Beside her was her teenage granddaughter, who was holding an umbrella to shield them from the heat.
Movie stars, pols
Guards and volunteers arranged the climb in batches to prevent overcrowding on the hill.
Staff members claimed some movie stars had come incognito so as not to disturb the contemplative atmosphere inside the shrine complex. Politicians also visited but maintained low profiles.
The staffers did not say how they were able to recognize the celebrities and the politicians if they came, or tried to come, incognito.
One staffer noted that a number of devotees of Mt. Banahaw also visited the shrine due to the continued closure of the supposedly mystical mountain.
The Quezon police chief, Senior Supt. Valeriano de Leon, was spotted at the shrine early Friday talking with other lawmen assigned to maintain peace and order, and with a contingent of Army soldiers.

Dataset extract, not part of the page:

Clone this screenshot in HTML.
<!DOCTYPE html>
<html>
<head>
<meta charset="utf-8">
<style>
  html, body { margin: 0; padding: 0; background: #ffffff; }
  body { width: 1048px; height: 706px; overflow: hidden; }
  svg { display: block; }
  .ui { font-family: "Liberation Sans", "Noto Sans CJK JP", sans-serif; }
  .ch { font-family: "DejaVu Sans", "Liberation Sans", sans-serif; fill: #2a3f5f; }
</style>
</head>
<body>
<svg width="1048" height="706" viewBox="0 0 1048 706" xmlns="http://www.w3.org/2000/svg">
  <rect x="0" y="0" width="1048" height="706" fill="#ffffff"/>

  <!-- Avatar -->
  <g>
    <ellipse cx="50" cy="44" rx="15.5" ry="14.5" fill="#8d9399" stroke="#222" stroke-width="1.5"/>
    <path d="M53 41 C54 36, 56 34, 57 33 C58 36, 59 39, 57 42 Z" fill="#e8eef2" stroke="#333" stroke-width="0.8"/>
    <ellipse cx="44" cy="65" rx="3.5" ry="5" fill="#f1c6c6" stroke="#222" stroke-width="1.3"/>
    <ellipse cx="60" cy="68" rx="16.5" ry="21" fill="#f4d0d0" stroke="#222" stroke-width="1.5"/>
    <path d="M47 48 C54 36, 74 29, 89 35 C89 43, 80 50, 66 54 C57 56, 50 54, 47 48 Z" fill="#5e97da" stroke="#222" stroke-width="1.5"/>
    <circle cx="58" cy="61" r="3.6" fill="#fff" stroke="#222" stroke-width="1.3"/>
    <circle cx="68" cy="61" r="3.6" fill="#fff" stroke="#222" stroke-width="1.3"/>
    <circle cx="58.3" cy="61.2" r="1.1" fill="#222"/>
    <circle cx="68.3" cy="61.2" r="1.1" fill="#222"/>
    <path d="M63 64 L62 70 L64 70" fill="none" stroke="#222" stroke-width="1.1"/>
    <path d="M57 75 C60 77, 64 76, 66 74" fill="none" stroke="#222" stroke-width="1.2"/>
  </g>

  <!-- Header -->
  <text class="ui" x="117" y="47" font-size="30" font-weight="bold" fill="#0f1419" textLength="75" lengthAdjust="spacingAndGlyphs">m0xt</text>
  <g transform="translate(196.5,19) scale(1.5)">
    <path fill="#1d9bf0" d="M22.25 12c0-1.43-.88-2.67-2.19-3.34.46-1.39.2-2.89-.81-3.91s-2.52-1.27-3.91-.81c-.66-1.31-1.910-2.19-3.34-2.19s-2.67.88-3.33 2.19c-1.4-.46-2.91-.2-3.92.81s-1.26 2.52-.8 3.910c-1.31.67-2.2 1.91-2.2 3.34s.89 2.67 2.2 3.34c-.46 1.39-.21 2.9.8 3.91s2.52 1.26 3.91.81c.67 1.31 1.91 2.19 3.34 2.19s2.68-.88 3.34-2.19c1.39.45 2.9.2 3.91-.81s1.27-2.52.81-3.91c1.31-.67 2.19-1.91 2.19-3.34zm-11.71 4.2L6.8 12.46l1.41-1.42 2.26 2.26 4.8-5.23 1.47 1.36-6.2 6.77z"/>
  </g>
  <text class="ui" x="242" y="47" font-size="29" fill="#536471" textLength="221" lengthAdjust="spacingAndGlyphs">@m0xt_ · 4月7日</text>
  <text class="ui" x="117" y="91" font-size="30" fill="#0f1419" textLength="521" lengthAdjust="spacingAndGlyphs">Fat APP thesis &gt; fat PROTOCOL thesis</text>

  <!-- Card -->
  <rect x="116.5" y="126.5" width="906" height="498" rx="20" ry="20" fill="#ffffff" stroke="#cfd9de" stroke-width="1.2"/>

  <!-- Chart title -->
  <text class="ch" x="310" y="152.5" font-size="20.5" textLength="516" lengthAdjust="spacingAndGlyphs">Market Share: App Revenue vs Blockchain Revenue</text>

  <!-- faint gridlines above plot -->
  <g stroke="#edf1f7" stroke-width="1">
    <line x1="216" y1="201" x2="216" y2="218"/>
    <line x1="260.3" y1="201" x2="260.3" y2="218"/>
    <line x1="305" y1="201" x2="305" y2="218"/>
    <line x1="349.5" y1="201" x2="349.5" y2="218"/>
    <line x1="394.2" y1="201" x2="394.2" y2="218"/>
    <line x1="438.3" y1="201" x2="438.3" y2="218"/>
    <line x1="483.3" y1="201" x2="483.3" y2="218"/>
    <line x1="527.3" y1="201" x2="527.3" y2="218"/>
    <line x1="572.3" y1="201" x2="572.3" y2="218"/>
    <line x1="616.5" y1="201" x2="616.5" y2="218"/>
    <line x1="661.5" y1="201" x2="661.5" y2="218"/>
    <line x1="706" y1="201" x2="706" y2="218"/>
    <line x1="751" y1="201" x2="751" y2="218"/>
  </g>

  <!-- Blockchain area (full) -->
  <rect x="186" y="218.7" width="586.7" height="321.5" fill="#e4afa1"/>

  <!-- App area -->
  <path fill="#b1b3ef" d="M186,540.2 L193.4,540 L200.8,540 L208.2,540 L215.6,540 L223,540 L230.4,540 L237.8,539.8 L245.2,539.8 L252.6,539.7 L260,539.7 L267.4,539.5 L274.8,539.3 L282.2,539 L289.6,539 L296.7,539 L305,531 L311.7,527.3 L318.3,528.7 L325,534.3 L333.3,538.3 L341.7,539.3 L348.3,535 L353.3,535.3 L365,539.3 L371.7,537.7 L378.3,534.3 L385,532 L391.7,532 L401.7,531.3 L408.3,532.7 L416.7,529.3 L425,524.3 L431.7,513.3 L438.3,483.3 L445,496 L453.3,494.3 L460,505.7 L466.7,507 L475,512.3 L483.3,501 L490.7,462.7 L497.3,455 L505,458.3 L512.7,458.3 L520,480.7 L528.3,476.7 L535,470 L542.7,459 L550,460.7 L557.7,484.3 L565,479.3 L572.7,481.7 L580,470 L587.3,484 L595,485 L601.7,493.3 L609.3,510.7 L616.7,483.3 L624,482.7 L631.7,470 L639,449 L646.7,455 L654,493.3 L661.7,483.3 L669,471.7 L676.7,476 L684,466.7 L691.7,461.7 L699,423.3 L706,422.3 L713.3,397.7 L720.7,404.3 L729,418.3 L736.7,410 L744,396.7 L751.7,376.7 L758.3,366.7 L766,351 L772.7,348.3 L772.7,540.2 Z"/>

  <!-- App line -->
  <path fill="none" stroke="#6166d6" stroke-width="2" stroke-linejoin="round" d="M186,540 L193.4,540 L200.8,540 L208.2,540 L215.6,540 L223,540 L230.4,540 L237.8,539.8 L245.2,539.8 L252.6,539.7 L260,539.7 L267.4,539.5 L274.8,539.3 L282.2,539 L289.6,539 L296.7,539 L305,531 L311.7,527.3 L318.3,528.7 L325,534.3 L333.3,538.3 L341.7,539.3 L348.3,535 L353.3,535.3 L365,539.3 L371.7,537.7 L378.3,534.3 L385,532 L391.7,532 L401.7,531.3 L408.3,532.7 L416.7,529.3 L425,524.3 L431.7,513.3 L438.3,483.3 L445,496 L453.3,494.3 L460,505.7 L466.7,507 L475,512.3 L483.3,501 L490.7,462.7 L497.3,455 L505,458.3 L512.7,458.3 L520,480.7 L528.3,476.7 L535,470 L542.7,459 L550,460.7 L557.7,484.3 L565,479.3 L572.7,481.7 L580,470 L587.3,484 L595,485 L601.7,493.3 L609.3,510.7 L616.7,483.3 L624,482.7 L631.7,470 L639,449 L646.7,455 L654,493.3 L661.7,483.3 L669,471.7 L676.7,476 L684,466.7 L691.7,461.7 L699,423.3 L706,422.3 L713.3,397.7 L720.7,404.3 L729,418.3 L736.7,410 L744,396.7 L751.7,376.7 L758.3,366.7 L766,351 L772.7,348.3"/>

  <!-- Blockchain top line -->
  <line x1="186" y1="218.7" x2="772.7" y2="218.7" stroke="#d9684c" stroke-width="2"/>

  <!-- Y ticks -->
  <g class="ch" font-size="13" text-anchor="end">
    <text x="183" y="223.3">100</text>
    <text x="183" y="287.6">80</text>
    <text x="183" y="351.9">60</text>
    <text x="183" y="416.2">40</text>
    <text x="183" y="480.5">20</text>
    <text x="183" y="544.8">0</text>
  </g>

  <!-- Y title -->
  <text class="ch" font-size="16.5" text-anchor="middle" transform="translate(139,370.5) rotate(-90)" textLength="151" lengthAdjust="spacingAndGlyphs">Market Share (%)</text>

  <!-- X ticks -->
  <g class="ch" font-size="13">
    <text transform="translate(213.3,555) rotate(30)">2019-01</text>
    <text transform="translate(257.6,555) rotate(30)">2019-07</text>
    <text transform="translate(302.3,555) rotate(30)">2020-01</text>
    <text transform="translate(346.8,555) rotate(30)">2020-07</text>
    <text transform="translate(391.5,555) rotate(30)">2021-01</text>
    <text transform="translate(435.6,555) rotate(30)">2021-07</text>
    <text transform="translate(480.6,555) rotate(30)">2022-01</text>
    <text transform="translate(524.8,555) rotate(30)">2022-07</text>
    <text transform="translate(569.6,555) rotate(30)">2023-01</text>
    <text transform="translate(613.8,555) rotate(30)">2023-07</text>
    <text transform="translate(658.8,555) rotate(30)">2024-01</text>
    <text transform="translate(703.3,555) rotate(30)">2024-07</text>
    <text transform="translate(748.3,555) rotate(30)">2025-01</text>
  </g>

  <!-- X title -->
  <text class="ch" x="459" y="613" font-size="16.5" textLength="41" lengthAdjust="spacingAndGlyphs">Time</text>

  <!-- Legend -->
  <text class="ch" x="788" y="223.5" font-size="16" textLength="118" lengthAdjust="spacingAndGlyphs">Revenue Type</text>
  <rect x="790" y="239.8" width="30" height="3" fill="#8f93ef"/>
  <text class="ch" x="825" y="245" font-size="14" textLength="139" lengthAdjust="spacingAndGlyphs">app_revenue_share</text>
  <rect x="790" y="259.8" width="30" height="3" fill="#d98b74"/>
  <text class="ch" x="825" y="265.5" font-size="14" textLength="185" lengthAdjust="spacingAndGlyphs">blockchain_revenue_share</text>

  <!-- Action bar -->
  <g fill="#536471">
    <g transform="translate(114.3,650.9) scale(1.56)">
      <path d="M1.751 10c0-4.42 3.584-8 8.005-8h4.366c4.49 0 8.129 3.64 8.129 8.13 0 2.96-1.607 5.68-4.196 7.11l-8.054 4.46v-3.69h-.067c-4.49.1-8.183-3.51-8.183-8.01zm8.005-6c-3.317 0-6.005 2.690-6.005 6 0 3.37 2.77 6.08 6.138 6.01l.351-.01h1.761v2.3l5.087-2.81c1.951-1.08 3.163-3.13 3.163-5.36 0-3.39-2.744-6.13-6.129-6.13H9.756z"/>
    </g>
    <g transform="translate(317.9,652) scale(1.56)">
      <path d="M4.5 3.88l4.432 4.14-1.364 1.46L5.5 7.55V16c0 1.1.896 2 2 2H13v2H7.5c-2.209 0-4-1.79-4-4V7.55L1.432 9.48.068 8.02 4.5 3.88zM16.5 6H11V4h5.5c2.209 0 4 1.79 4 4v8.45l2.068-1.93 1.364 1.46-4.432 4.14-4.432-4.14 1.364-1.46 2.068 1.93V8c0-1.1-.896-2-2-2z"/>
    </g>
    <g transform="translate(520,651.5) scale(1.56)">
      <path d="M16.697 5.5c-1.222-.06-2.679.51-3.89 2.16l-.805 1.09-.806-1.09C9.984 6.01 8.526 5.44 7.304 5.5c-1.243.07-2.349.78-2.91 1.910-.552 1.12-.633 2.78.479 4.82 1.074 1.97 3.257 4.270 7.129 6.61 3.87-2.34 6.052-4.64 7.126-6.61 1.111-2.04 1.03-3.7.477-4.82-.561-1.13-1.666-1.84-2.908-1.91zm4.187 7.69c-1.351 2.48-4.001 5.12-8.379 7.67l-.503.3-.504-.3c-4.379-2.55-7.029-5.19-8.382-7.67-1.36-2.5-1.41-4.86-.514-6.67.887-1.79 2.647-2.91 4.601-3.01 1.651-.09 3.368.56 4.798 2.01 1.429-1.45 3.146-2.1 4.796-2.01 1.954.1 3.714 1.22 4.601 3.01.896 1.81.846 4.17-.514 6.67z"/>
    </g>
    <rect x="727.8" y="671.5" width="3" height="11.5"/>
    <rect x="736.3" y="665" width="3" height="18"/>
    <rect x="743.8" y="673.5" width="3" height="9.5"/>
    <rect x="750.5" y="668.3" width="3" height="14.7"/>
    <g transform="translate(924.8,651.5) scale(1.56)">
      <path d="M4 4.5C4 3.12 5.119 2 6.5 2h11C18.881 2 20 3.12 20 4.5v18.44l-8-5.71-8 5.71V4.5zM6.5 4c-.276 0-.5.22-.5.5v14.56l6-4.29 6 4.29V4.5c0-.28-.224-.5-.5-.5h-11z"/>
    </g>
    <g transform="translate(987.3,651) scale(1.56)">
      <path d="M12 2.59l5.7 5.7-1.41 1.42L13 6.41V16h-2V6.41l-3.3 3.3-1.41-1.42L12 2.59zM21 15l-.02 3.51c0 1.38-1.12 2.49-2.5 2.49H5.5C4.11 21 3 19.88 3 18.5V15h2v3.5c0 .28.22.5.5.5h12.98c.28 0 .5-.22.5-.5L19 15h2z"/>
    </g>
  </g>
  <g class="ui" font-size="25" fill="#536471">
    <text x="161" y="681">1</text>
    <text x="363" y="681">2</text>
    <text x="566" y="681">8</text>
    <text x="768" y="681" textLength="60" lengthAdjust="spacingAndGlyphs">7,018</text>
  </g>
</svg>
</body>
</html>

Faller said he requested government forces to augment shrine security.
Closed-circuit televisions were strategically placed in different parts of the five-hectare pilgrim center.
After talking with the Inquirer, Faller was seen strolling around the shrine with a camera dangling around his neck, looking like an ordinary devotee. He was wearing a red bull cap, T-shirt, basketball shorts and dark shades.
Some lucky devotees who were able to recognize Faller received his blessings.
The priest was also seen holding an impromptu healing session for a sick man in a corner of the shrine.